While the new Party leader in China can't say "rule of law," he did talk about keeping power within a "cage." Perhaps Chinese dissidents should talk about cages rather than constitutions.
Reformers Aim to Get China to Live Up to Own Constitution
After the chaos of the Cultural Revolution, the surviving Communist Party leaders pursued a project that might sound familiar to those in the West: Write a constitution that enshrines individual rights and ensures rulers are subject to law, so that China would never again suffer from the whims of a tyrant.
The resulting document guaranteed full powers for a
representative legislature, the right to ownership of private property, and freedoms
of speech, press and assembly. But the idealism of the founding fathers was
short-lived. Though the Constitution was ratified in 1982 by the National
People’s Congress, it has languished ever since.

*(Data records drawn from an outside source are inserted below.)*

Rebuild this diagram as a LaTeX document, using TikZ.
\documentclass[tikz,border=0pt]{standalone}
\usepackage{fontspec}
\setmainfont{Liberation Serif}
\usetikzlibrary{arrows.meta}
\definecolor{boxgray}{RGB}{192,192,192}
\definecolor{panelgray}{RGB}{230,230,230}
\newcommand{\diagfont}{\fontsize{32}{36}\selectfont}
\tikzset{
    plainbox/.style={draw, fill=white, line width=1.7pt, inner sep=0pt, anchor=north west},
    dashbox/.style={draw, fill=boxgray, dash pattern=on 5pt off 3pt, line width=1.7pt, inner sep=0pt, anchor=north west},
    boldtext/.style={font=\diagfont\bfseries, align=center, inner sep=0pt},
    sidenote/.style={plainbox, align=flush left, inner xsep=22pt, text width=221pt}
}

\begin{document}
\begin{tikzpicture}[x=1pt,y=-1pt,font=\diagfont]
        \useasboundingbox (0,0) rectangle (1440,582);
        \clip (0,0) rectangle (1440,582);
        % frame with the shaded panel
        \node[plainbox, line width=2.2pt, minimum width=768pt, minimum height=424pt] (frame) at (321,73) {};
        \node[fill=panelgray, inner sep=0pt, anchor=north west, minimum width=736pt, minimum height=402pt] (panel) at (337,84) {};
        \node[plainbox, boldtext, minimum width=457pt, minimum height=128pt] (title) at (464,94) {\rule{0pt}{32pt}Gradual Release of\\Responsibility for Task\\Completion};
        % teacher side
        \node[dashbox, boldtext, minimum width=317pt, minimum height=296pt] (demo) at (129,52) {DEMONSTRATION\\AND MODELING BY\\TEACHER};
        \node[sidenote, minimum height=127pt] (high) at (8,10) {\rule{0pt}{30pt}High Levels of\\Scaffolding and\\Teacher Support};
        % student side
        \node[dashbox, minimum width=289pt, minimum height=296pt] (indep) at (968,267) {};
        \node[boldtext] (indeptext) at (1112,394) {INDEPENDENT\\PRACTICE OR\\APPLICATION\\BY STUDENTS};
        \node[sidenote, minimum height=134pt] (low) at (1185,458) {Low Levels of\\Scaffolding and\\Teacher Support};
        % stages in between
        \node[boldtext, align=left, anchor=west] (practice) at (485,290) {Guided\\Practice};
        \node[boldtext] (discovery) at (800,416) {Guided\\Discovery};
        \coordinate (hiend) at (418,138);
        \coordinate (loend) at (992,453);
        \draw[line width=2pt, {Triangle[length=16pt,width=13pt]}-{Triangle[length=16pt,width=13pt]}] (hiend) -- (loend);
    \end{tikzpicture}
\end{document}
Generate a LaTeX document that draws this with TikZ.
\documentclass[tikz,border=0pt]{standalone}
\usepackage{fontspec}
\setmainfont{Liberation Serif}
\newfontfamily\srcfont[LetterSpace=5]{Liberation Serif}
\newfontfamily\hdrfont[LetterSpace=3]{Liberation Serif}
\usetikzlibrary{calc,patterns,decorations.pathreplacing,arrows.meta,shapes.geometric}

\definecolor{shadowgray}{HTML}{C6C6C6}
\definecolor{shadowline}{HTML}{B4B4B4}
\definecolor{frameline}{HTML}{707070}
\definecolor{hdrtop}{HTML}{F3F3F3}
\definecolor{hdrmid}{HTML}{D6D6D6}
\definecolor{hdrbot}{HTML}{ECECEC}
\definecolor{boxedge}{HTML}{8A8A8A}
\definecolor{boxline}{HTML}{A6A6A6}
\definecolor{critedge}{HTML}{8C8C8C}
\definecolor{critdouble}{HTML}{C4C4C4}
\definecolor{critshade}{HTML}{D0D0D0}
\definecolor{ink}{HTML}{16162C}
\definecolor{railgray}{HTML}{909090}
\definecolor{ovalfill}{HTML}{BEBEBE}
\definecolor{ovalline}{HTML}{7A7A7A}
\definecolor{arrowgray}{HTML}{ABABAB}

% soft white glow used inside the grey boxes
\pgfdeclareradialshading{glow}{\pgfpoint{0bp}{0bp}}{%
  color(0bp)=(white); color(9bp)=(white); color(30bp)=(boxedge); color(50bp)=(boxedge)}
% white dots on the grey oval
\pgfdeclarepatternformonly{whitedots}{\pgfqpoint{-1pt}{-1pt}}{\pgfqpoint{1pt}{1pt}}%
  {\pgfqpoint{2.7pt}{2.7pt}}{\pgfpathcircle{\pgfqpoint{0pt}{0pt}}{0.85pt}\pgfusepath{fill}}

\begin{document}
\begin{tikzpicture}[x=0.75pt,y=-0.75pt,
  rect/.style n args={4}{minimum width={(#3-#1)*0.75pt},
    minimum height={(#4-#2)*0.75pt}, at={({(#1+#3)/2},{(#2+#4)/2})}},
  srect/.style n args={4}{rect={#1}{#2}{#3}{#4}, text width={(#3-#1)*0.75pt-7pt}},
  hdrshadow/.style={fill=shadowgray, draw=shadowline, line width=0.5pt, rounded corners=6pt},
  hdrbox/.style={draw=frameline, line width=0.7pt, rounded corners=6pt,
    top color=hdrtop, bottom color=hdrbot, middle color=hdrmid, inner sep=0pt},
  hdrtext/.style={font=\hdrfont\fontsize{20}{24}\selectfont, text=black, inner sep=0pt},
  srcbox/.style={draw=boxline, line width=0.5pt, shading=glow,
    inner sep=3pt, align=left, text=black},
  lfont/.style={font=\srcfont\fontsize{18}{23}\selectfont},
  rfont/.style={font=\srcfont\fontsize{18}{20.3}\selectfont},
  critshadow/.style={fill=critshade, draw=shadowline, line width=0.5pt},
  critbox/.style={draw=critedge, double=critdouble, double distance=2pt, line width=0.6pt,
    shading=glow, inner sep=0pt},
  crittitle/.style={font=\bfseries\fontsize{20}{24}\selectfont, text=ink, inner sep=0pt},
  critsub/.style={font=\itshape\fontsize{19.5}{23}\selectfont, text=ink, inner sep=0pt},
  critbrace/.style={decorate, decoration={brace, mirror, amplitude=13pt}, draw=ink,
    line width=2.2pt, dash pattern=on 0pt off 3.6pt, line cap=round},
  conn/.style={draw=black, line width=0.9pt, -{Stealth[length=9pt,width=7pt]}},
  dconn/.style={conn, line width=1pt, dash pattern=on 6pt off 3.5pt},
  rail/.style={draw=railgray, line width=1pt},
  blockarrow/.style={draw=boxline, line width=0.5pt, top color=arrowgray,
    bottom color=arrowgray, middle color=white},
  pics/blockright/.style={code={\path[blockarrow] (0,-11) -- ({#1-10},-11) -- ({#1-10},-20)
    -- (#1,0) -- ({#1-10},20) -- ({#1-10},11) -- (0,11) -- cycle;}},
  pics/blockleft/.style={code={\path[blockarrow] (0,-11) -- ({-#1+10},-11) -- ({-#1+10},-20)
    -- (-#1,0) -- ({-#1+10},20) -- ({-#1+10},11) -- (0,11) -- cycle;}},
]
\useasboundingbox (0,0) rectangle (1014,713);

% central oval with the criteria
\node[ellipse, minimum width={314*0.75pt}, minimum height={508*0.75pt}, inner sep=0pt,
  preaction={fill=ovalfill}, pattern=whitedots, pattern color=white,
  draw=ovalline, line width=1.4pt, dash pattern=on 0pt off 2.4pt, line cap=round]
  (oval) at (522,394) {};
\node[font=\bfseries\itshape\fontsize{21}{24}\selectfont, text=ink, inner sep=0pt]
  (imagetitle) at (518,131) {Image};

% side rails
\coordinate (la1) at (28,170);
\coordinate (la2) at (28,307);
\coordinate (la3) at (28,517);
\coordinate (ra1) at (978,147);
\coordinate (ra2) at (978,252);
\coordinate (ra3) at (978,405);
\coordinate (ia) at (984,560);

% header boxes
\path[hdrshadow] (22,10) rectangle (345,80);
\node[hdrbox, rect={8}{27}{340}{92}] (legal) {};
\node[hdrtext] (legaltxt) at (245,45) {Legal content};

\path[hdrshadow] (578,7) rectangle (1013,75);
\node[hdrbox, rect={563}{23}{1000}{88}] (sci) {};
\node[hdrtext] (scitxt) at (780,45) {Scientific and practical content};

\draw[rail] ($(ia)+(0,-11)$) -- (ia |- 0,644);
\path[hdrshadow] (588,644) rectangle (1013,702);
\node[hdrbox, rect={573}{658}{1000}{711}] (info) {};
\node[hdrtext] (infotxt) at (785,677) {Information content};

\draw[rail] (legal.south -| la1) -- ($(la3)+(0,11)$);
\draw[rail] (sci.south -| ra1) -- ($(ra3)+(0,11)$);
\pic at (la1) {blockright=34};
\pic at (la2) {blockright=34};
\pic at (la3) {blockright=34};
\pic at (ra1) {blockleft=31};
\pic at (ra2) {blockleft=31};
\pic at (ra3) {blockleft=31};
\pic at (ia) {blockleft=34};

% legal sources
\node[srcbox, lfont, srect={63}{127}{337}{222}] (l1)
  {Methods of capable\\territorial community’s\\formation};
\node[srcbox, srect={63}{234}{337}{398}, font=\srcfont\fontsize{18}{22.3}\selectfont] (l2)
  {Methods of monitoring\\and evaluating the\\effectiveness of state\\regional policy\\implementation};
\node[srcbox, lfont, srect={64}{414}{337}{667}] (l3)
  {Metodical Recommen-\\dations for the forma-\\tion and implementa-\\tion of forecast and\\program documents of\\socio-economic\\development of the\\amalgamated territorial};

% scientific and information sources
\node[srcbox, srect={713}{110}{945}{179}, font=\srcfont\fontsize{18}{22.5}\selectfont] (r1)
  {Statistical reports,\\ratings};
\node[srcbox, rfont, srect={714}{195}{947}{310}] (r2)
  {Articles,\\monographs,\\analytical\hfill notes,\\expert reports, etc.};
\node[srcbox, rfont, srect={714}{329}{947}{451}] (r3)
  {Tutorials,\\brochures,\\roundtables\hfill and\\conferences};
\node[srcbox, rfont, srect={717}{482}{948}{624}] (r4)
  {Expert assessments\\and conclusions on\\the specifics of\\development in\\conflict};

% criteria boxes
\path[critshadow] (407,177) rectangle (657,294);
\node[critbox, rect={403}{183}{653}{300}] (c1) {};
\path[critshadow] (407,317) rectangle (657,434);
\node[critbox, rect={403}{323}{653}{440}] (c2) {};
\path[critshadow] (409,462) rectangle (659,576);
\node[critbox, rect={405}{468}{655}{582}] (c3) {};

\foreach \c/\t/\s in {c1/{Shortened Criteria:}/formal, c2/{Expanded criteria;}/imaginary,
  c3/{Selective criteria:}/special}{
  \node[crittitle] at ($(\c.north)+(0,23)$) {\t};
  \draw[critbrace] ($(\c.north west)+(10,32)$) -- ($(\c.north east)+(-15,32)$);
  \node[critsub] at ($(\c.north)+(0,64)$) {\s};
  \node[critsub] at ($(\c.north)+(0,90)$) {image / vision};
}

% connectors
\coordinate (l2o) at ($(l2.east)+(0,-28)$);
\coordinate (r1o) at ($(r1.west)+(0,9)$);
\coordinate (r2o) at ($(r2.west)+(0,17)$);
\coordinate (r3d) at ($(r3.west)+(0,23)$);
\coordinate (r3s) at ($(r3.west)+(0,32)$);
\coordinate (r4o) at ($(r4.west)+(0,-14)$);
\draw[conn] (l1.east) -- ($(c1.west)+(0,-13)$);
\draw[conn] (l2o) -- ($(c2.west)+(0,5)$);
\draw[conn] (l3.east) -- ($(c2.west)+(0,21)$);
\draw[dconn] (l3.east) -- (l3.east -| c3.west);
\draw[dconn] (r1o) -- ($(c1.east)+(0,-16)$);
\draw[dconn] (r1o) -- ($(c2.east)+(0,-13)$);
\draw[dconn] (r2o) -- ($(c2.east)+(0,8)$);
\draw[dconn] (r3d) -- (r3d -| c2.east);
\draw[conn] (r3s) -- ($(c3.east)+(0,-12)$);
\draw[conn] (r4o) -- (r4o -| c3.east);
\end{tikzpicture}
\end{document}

Now, in a drive to persuade the Communist Party’s new
leaders to liberalize the authoritarian political system, prominent Chinese
intellectuals and publications are urging the party simply to enforce the
principles of their own Constitution.
The strategy reflects an emerging consensus among advocates
for political reform that taking a moderate stand in support of the
Constitution is the best way to persuade Xi Jinping, the party’s new general
secretary, and other leaders, to open up China’s party-controlled system. Some
of Mr. Xi’s recent speeches, including one in which he emphasized the need to
enforce the Constitution, have ignited hope among those pushing for change…
Through the decades, party leaders have paid lip service to
the Constitution, but have failed to enforce its central tenets, some of which
resemble those in constitutions of Western democracies. The fifth article says
the Constitution is the supreme authority: “No organization or individual may
enjoy the privilege of being above the Constitution and the law.” Any real
application of the Constitution would mean severely diluting the party’s power.
It is unclear whether the latest push will be any more
successful than previous efforts…
Deng Yuwen, an editor at Study Times, said he had so far
only seen talk from Mr. Xi. “We have yet to see any action from him,” Mr. Deng
said. “The Constitution can’t be implemented through talking.”
And since taking power, Mr. Xi has appeared more concerned
with maintaining party discipline than opening political doors. In remarks made
during a recent southern trip that have circulated in party circles, Mr. Xi
said China must avoid the fate of the Soviet Union, which broke apart, in his
view, after leaders failed to stick to their socialist ideals and the party
lost control of the military…
Nonetheless, talk of constitutionalism has become daily fare
on literati Web sites like Gongshiwang, a politics forum. Typical was a Jan. 24
essay that ran on the site by Liu Junning, a political scientist, who seized on
Mr. Xi’s most recent remarks on “caging power” and traced the concept to the
Magna Carta and the American Constitution.
“Constitutional governance is restricted governance,” Mr.
Lui wrote. “It is to tame the rulers. It is to shut the rulers in a cage.”